> **WRITTEN PROBLEM**
Write out exactly the lines of the entries below from the one holding "Generate a Python" to the one holding "y_ticks = [0, 0.2, 0.4, 0.6, 0.8]", inclusive, and leave out all other lines.

> **SUPPLIED RECORDS**
▼▼▼

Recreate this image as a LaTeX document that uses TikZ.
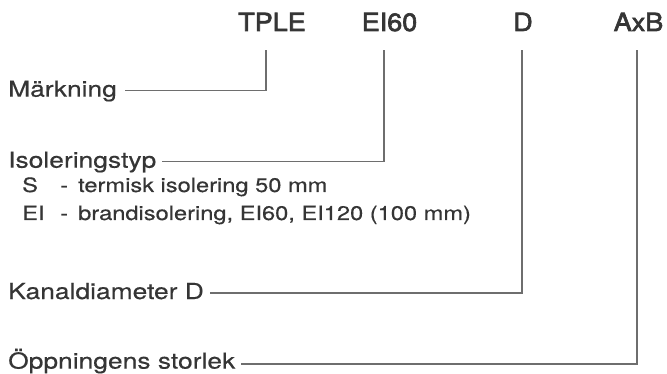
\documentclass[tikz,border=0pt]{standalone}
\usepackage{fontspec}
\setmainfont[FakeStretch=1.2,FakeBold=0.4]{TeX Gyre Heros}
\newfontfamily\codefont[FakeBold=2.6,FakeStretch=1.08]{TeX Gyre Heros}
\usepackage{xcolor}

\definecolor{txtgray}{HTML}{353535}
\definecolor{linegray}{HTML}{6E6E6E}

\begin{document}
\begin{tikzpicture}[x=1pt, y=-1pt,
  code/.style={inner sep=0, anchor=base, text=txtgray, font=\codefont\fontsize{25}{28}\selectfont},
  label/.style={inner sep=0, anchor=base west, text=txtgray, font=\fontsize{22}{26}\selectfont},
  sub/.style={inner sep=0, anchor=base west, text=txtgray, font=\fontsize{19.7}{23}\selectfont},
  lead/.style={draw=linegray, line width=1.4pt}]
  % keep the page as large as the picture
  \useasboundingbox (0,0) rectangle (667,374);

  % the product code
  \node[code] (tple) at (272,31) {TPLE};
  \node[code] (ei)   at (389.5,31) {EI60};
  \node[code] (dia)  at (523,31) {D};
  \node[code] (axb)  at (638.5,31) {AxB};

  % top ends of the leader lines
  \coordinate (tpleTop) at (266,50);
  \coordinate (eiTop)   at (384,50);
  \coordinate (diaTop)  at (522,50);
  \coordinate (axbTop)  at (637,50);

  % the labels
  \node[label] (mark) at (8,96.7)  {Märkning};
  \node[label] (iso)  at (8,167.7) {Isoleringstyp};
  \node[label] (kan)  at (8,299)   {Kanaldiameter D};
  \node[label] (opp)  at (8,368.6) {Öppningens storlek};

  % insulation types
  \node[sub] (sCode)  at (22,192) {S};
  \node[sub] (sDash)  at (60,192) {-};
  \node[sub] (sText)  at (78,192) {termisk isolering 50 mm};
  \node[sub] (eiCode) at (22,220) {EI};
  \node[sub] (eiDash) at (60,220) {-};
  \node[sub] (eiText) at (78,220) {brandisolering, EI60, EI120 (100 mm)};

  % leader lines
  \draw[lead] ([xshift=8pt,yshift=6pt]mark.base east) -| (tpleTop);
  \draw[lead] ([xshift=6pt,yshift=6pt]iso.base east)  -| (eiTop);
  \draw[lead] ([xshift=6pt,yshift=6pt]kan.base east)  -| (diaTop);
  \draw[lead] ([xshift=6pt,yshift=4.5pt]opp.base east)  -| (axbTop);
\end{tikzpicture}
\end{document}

▲▲▲
▼▼▼

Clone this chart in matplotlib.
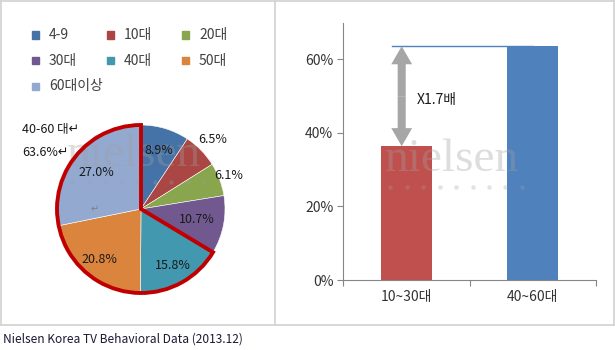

▲▲▲
▼▼▼

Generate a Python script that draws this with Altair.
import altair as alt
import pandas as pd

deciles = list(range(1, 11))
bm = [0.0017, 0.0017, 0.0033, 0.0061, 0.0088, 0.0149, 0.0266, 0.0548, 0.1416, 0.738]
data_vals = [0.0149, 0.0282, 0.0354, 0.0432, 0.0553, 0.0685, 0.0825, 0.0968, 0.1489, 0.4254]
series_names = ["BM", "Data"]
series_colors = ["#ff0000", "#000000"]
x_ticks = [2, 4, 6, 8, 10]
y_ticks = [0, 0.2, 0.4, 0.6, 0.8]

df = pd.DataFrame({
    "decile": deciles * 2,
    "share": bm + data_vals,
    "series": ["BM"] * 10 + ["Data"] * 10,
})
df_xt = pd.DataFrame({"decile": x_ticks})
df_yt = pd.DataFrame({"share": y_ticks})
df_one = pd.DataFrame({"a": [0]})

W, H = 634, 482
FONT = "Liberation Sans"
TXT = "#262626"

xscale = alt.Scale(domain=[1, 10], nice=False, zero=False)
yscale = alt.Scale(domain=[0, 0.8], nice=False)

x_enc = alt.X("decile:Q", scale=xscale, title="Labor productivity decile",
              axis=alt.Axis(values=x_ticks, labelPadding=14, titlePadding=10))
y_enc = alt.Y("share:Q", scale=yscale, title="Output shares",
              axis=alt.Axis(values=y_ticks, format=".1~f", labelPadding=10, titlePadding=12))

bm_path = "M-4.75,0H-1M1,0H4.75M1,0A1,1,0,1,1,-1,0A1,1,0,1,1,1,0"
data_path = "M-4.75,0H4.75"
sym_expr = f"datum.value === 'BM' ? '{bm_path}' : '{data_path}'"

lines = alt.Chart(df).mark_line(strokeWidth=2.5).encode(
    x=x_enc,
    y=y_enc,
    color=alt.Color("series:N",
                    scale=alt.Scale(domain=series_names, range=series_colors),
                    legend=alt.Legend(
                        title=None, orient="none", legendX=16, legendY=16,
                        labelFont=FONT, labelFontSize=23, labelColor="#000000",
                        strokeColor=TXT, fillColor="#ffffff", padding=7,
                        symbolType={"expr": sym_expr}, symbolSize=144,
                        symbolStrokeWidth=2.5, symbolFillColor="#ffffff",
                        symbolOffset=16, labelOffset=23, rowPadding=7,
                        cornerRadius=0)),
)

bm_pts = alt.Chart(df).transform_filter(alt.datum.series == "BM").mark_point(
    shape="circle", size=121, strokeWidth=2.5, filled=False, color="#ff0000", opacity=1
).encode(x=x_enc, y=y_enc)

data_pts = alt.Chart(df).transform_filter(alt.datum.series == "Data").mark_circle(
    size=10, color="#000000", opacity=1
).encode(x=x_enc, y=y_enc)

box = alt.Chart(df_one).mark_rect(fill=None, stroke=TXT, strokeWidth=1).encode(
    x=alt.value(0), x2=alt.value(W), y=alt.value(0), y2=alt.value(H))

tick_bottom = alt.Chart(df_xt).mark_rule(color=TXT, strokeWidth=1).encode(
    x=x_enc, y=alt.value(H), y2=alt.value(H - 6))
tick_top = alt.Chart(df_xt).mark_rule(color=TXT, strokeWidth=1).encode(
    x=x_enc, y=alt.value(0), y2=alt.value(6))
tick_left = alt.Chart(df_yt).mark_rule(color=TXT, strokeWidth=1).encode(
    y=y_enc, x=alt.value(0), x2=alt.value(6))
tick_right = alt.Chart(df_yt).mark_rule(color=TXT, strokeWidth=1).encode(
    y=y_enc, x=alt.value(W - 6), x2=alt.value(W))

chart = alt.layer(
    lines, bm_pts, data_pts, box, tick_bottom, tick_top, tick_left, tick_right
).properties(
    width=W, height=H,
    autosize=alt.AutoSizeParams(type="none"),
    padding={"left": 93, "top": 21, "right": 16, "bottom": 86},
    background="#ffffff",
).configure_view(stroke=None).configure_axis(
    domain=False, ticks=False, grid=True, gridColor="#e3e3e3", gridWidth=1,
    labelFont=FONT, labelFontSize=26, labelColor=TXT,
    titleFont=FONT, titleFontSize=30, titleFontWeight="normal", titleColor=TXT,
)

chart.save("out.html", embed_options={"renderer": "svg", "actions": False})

▲▲▲

> **SOLUTION TO THE PROBLEM**
Generate a Python script that draws this with Altair.
import altair as alt
import pandas as pd

deciles = list(range(1, 11))
bm = [0.0017, 0.0017, 0.0033, 0.0061, 0.0088, 0.0149, 0.0266, 0.0548, 0.1416, 0.738]
data_vals = [0.0149, 0.0282, 0.0354, 0.0432, 0.0553, 0.0685, 0.0825, 0.0968, 0.1489, 0.4254]
series_names = ["BM", "Data"]
series_colors = ["#ff0000", "#000000"]
x_ticks = [2, 4, 6, 8, 10]
y_ticks = [0, 0.2, 0.4, 0.6, 0.8]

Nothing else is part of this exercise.